-- START --

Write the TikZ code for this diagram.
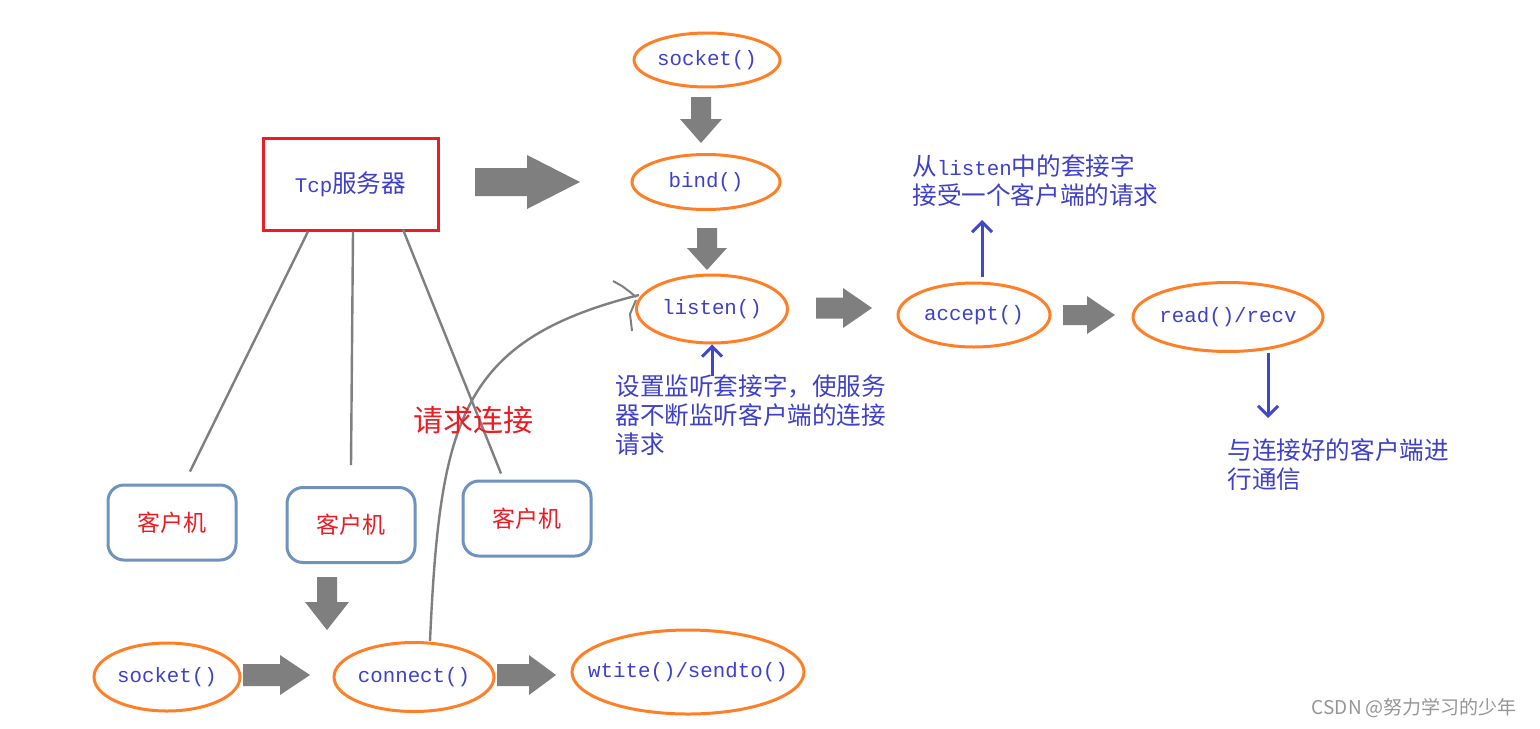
\documentclass[tikz,border=0pt]{standalone}
\usepackage{fontspec}
\setmainfont{Liberation Mono}
\newfontfamily\cjkfont{Noto Sans CJK SC}
\usetikzlibrary{arrows.meta,shapes.geometric,calc}
\definecolor{orng}{RGB}{255,127,39}
\definecolor{txtblue}{RGB}{63,64,204}
\definecolor{arrblue}{RGB}{63,72,204}
\definecolor{redc}{RGB}{237,28,36}
\definecolor{boxblue}{RGB}{112,146,190}
\definecolor{grayc}{RGB}{127,127,127}
\definecolor{wmgray}{RGB}{150,150,150}
\newcommand\zh[1]{{\cjkfont\fontsize{12.3pt}{14.5pt}\selectfont #1}}
% right-pointing block arrow: tail x, y, length, half shaft, half head, head length
\newcommand\grarr[6]{\fill[grayc] (#1,#2-#4) -- (#1+#3-#6,#2-#4) -- (#1+#3-#6,#2-#5) -- (#1+#3,#2) -- (#1+#3-#6,#2+#5) -- (#1+#3-#6,#2+#4) -- (#1,#2+#4) -- cycle;}
% down-pointing block arrow
\newcommand\gdarr[6]{\fill[grayc] (#1-#4,#2) -- (#1-#4,#2+#3-#6) -- (#1-#5,#2+#3-#6) -- (#1,#2+#3) -- (#1+#5,#2+#3-#6) -- (#1+#4,#2+#3-#6) -- (#1+#4,#2) -- cycle;}
\begin{document}
\begin{tikzpicture}[x=0.5pt,y=-0.5pt,
  fn/.style={ellipse, draw=orng, line width=1.5pt, inner sep=0pt, text=txtblue, font=\fontsize{10.4pt}{12pt}\selectfont},
  client/.style={draw=boxblue, line width=1.5pt, rounded corners=8pt, minimum width=64pt, minimum height=37.5pt, text=redc, font=\cjkfont\fontsize{11.5pt}{13pt}\selectfont},
  link/.style={draw=grayc, line width=1.2pt},
  note/.style={text=txtblue, align=left, inner sep=0pt, anchor=north west, font=\fontsize{10.4pt}{14.5pt}\selectfont},
  bluearr/.style={draw=arrblue, line width=1.5pt, -{Straight Barb[length=5pt,width=10pt,line width=1.5pt]}}]
\useasboundingbox (0,0) rectangle (1540,728);
\fill[white] (0,0) rectangle (1540,728);

% server side
\node[fn, minimum width=73pt, minimum height=27pt] (s1) at (707,60) {socket()};
\node[fn, minimum width=74pt, minimum height=27.5pt] (bind) at (706,182) {bind()};
\node[fn, minimum width=75.5pt, minimum height=34pt] (lis) at (712,309) {listen()};
\node[fn, minimum width=76pt, minimum height=32pt] (acc) at (974,315) {accept()};
\node[fn, minimum width=95pt, minimum height=34.5pt, inner xsep=-1.5pt] (rd) at (1228,317) {read()/recv};

% client side
\node[fn, minimum width=73pt, minimum height=34pt] (s2) at (167,677) {socket()};
\node[fn, minimum width=80pt, minimum height=34.5pt] (conn) at (414,677) {connect()};
\node[fn, minimum width=116pt, minimum height=42pt, inner xsep=-9pt] (wt) at (688,672) {wtite()/sendto()};

% server box and clients
\node[draw=redc, line width=1.5pt, minimum width=87.5pt, minimum height=46pt, text=txtblue, font=\fontsize{10.4pt}{12pt}\selectfont] (tcp) at (350.5,184) {Tcp\zh{服务器}};
\node[client] (c1) at (172,522.5) {客户机};
\node[client] (c2) at (351,525) {客户机};
\node[client] (c3) at (527,518.5) {客户机};

\coordinate (e1) at ($(c1.north)+(18,-12)$);
\coordinate (e2) at ($(c2.north)+(0,-21)$);
\coordinate (e3) at ($(c3.north)+(-26,-6)$);
\draw[link] ($(tcp.south)+(-42.5,0)$) -- (e1);
\draw[link] ($(tcp.south)+(2.5,0)$) -- (e2);
\draw[link] ($(tcp.south)+(52.5,-2)$) -- (e3);

% request curve
\draw[link] ($(conn.north)+(16,0)$) .. controls (440,420) and (460,340) .. ($(lis.west)+(4,-14)$);
\draw[link, line width=1pt] (613,281) -- (622,286) -- (630,292) -- (636,297);
\draw[link, line width=1pt] (632,331) -- (630,314) -- (636,300);
\node[text=redc, font=\cjkfont\fontsize{15pt}{18pt}\selectfont] (req) at (473,420) {请求连接};

% gray block arrows
\grarr{475}{182}{105}{14}{27}{53}
\grarr{816}{308}{56}{10.5}{20}{29}
\grarr{1063}{315}{52}{10}{19}{28}
\grarr{243}{675}{67}{11}{20}{30}
\grarr{497}{675}{59}{11}{20}{27}
\gdarr{701}{97}{46}{10}{21}{24}
\gdarr{707}{228}{42}{10}{20}{22}
\gdarr{327}{577}{53}{10}{22}{28}

% notes
\node[note] (t1) at (912,154) {\zh{从}listen\zh{中的套接字}\\\zh{接受一个客户端的请求}};
\node[note] (t2) at (615,374) {\zh{设置监听套接字，使服务}\\\zh{器不断监听客户端的连接}\\\zh{请求}};
\node[note] (t3) at (1227,438) {\zh{与连接好的客户端进}\\\zh{行通信}};

\coordinate (a1) at (982,220);
\coordinate (a2) at (1268,418);
\draw[bluearr] (712,376) -- (lis.south);
\draw[bluearr] ($(acc.north)+(8,-5)$) -- (a1);
\draw[bluearr] ($(rd.south)+(40,0)$) -- (a2);

\node[text=wmgray, font=\cjkfont\fontsize{9.5pt}{11pt}\selectfont, anchor=east] (wm) at (1524,708) {CSDN @努力学习的少年};
\end{tikzpicture}
\end{document}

-- END --

### Set exercise
Each line above is to be copied verbatim. Drop any image from the copy.

### Answer
Write the TikZ code for this diagram.
\documentclass[tikz,border=0pt]{standalone}
\usepackage{fontspec}
\setmainfont{Liberation Mono}
\newfontfamily\cjkfont{Noto Sans CJK SC}
\usetikzlibrary{arrows.meta,shapes.geometric,calc}
\definecolor{orng}{RGB}{255,127,39}
\definecolor{txtblue}{RGB}{63,64,204}
\definecolor{arrblue}{RGB}{63,72,204}
\definecolor{redc}{RGB}{237,28,36}
\definecolor{boxblue}{RGB}{112,146,190}
\definecolor{grayc}{RGB}{127,127,127}
\definecolor{wmgray}{RGB}{150,150,150}
\newcommand\zh[1]{{\cjkfont\fontsize{12.3pt}{14.5pt}\selectfont #1}}
% right-pointing block arrow: tail x, y, length, half shaft, half head, head length
\newcommand\grarr[6]{\fill[grayc] (#1,#2-#4) -- (#1+#3-#6,#2-#4) -- (#1+#3-#6,#2-#5) -- (#1+#3,#2) -- (#1+#3-#6,#2+#5) -- (#1+#3-#6,#2+#4) -- (#1,#2+#4) -- cycle;}
% down-pointing block arrow
\newcommand\gdarr[6]{\fill[grayc] (#1-#4,#2) -- (#1-#4,#2+#3-#6) -- (#1-#5,#2+#3-#6) -- (#1,#2+#3) -- (#1+#5,#2+#3-#6) -- (#1+#4,#2+#3-#6) -- (#1+#4,#2) -- cycle;}
\begin{document}
\begin{tikzpicture}[x=0.5pt,y=-0.5pt,
  fn/.style={ellipse, draw=orng, line width=1.5pt, inner sep=0pt, text=txtblue, font=\fontsize{10.4pt}{12pt}\selectfont},
  client/.style={draw=boxblue, line width=1.5pt, rounded corners=8pt, minimum width=64pt, minimum height=37.5pt, text=redc, font=\cjkfont\fontsize{11.5pt}{13pt}\selectfont},
  link/.style={draw=grayc, line width=1.2pt},
  note/.style={text=txtblue, align=left, inner sep=0pt, anchor=north west, font=\fontsize{10.4pt}{14.5pt}\selectfont},
  bluearr/.style={draw=arrblue, line width=1.5pt, -{Straight Barb[length=5pt,width=10pt,line width=1.5pt]}}]
\useasboundingbox (0,0) rectangle (1540,728);
\fill[white] (0,0) rectangle (1540,728);

% server side
\node[fn, minimum width=73pt, minimum height=27pt] (s1) at (707,60) {socket()};
\node[fn, minimum width=74pt, minimum height=27.5pt] (bind) at (706,182) {bind()};
\node[fn, minimum width=75.5pt, minimum height=34pt] (lis) at (712,309) {listen()};
\node[fn, minimum width=76pt, minimum height=32pt] (acc) at (974,315) {accept()};
\node[fn, minimum width=95pt, minimum height=34.5pt, inner xsep=-1.5pt] (rd) at (1228,317) {read()/recv};

% client side
\node[fn, minimum width=73pt, minimum height=34pt] (s2) at (167,677) {socket()};
\node[fn, minimum width=80pt, minimum height=34.5pt] (conn) at (414,677) {connect()};
\node[fn, minimum width=116pt, minimum height=42pt, inner xsep=-9pt] (wt) at (688,672) {wtite()/sendto()};

% server box and clients
\node[draw=redc, line width=1.5pt, minimum width=87.5pt, minimum height=46pt, text=txtblue, font=\fontsize{10.4pt}{12pt}\selectfont] (tcp) at (350.5,184) {Tcp\zh{服务器}};
\node[client] (c1) at (172,522.5) {客户机};
\node[client] (c2) at (351,525) {客户机};
\node[client] (c3) at (527,518.5) {客户机};

\coordinate (e1) at ($(c1.north)+(18,-12)$);
\coordinate (e2) at ($(c2.north)+(0,-21)$);
\coordinate (e3) at ($(c3.north)+(-26,-6)$);
\draw[link] ($(tcp.south)+(-42.5,0)$) -- (e1);
\draw[link] ($(tcp.south)+(2.5,0)$) -- (e2);
\draw[link] ($(tcp.south)+(52.5,-2)$) -- (e3);

% request curve
\draw[link] ($(conn.north)+(16,0)$) .. controls (440,420) and (460,340) .. ($(lis.west)+(4,-14)$);
\draw[link, line width=1pt] (613,281) -- (622,286) -- (630,292) -- (636,297);
\draw[link, line width=1pt] (632,331) -- (630,314) -- (636,300);
\node[text=redc, font=\cjkfont\fontsize{15pt}{18pt}\selectfont] (req) at (473,420) {请求连接};

% gray block arrows
\grarr{475}{182}{105}{14}{27}{53}
\grarr{816}{308}{56}{10.5}{20}{29}
\grarr{1063}{315}{52}{10}{19}{28}
\grarr{243}{675}{67}{11}{20}{30}
\grarr{497}{675}{59}{11}{20}{27}
\gdarr{701}{97}{46}{10}{21}{24}
\gdarr{707}{228}{42}{10}{20}{22}
\gdarr{327}{577}{53}{10}{22}{28}

% notes
\node[note] (t1) at (912,154) {\zh{从}listen\zh{中的套接字}\\\zh{接受一个客户端的请求}};
\node[note] (t2) at (615,374) {\zh{设置监听套接字，使服务}\\\zh{器不断监听客户端的连接}\\\zh{请求}};
\node[note] (t3) at (1227,438) {\zh{与连接好的客户端进}\\\zh{行通信}};

\coordinate (a1) at (982,220);
\coordinate (a2) at (1268,418);
\draw[bluearr] (712,376) -- (lis.south);
\draw[bluearr] ($(acc.north)+(8,-5)$) -- (a1);
\draw[bluearr] ($(rd.south)+(40,0)$) -- (a2);

\node[text=wmgray, font=\cjkfont\fontsize{9.5pt}{11pt}\selectfont, anchor=east] (wm) at (1524,708) {CSDN @努力学习的少年};
\end{tikzpicture}
\end{document}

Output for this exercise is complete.